> YOUR OBJECTIVE: Omit pictures and quote the listing below line by line, from its start through the line that holds "plt.rcParams['font.size'] = 10".

--

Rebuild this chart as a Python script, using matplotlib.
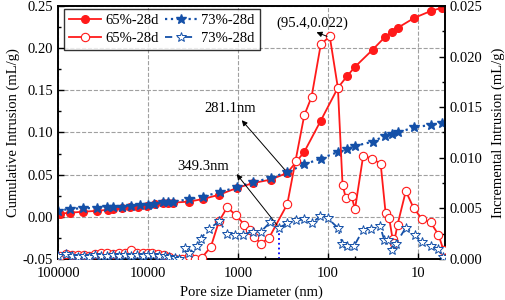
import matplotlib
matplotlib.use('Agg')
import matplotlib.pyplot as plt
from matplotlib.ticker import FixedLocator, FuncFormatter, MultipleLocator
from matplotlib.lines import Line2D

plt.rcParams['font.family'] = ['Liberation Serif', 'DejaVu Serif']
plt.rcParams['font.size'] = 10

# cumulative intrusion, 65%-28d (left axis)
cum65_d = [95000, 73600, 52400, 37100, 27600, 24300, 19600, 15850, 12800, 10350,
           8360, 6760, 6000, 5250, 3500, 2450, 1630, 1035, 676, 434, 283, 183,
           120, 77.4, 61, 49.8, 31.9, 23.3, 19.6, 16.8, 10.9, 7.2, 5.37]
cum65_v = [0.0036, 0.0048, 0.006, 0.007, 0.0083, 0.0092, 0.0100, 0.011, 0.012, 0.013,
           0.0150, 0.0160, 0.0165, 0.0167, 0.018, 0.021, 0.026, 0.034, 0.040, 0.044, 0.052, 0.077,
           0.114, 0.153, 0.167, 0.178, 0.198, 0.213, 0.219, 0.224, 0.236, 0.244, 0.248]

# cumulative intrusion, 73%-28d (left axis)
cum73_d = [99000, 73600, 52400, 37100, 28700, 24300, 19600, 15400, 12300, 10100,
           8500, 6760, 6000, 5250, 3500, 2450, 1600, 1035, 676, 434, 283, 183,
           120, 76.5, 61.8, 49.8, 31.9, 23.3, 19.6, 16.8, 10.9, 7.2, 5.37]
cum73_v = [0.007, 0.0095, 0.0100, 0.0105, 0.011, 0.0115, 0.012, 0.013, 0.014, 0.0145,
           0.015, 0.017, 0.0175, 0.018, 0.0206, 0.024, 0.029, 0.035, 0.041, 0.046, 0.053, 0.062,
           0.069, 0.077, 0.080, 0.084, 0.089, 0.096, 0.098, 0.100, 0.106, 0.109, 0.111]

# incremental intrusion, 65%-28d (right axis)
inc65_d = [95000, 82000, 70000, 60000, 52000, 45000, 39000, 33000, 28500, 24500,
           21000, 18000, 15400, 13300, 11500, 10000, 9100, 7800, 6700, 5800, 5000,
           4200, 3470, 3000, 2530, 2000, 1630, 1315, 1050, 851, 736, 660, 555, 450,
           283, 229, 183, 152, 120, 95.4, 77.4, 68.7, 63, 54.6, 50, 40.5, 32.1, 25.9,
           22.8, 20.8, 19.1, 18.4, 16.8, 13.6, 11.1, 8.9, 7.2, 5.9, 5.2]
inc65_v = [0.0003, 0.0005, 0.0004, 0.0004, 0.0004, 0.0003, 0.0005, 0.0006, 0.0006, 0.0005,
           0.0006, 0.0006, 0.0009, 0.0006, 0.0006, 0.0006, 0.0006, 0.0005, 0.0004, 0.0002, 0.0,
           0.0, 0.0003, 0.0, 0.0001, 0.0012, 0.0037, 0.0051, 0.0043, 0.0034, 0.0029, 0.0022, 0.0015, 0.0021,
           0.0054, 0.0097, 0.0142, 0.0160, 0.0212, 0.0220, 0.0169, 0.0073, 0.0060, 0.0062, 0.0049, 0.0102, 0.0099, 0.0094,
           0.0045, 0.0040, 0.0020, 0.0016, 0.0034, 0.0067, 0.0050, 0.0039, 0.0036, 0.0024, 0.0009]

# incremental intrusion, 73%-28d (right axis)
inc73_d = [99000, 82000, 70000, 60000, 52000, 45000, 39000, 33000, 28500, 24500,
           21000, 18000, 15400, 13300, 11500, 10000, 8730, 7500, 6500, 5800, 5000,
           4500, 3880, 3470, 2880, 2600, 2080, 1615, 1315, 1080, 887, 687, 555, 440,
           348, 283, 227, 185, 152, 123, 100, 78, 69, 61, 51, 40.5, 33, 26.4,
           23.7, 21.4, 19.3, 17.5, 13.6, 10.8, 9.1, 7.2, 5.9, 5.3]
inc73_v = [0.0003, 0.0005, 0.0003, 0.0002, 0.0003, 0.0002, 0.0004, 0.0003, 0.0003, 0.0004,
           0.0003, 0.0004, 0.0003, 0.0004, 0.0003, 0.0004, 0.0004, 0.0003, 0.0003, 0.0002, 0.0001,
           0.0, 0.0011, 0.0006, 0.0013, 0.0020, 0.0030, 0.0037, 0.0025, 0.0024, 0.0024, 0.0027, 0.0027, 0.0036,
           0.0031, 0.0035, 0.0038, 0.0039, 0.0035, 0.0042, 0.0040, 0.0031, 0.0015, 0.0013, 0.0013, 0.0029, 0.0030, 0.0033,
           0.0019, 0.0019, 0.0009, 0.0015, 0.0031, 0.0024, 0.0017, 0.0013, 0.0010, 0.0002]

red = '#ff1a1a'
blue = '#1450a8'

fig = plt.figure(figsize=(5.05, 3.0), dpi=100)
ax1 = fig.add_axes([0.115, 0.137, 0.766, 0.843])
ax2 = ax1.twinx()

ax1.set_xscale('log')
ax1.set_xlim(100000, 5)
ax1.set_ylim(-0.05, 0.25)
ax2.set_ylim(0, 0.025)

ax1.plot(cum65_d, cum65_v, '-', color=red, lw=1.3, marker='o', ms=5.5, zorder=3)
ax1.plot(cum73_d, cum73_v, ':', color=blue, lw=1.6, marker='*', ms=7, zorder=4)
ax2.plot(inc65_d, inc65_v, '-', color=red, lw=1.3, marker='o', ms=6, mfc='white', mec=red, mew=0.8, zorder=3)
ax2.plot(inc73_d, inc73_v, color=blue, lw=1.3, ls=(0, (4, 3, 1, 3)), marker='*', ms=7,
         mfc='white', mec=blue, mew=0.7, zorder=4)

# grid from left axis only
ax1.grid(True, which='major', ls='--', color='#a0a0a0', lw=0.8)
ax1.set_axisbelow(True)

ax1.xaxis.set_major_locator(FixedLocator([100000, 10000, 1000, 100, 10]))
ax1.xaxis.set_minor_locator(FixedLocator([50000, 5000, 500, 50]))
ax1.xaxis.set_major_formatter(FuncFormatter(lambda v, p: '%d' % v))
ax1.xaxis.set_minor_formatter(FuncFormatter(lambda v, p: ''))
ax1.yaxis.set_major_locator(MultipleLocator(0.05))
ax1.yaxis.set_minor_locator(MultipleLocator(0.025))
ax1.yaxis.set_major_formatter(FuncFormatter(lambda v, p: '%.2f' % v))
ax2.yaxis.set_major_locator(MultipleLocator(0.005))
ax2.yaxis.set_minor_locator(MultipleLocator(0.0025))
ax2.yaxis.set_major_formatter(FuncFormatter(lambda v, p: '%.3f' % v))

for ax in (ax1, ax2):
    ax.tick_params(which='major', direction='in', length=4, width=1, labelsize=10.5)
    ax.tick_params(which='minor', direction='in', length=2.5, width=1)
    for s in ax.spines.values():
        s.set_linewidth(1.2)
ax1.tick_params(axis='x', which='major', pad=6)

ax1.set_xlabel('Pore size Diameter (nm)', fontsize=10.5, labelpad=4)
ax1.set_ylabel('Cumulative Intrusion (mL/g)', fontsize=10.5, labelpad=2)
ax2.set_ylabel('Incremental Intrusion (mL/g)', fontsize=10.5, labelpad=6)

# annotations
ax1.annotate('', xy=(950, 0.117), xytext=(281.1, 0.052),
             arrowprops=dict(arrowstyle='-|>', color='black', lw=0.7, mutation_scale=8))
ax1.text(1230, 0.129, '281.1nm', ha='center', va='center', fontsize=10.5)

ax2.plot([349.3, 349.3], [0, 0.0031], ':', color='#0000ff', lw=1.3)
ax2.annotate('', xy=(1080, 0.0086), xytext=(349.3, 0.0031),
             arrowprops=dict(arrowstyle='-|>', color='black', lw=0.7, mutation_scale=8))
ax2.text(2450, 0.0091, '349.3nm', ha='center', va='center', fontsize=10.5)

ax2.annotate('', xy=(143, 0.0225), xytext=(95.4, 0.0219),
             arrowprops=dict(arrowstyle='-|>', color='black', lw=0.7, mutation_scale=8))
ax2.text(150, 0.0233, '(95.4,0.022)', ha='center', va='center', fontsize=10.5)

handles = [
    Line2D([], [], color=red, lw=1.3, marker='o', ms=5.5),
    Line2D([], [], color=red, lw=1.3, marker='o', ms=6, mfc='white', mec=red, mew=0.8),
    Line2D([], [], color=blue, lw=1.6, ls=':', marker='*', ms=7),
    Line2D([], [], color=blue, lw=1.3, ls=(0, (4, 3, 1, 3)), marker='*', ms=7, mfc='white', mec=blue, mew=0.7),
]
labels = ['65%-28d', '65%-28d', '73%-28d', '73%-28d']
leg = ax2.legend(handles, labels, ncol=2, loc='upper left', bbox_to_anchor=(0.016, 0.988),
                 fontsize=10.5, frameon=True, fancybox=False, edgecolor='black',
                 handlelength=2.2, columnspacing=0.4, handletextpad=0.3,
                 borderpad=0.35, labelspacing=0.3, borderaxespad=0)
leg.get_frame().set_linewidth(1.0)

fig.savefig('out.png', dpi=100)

--

> SOLUTION TO THIS EXERCISE:
Rebuild this chart as a Python script, using matplotlib.
import matplotlib
matplotlib.use('Agg')
import matplotlib.pyplot as plt
from matplotlib.ticker import FixedLocator, FuncFormatter, MultipleLocator
from matplotlib.lines import Line2D

plt.rcParams['font.family'] = ['Liberation Serif', 'DejaVu Serif']
plt.rcParams['font.size'] = 10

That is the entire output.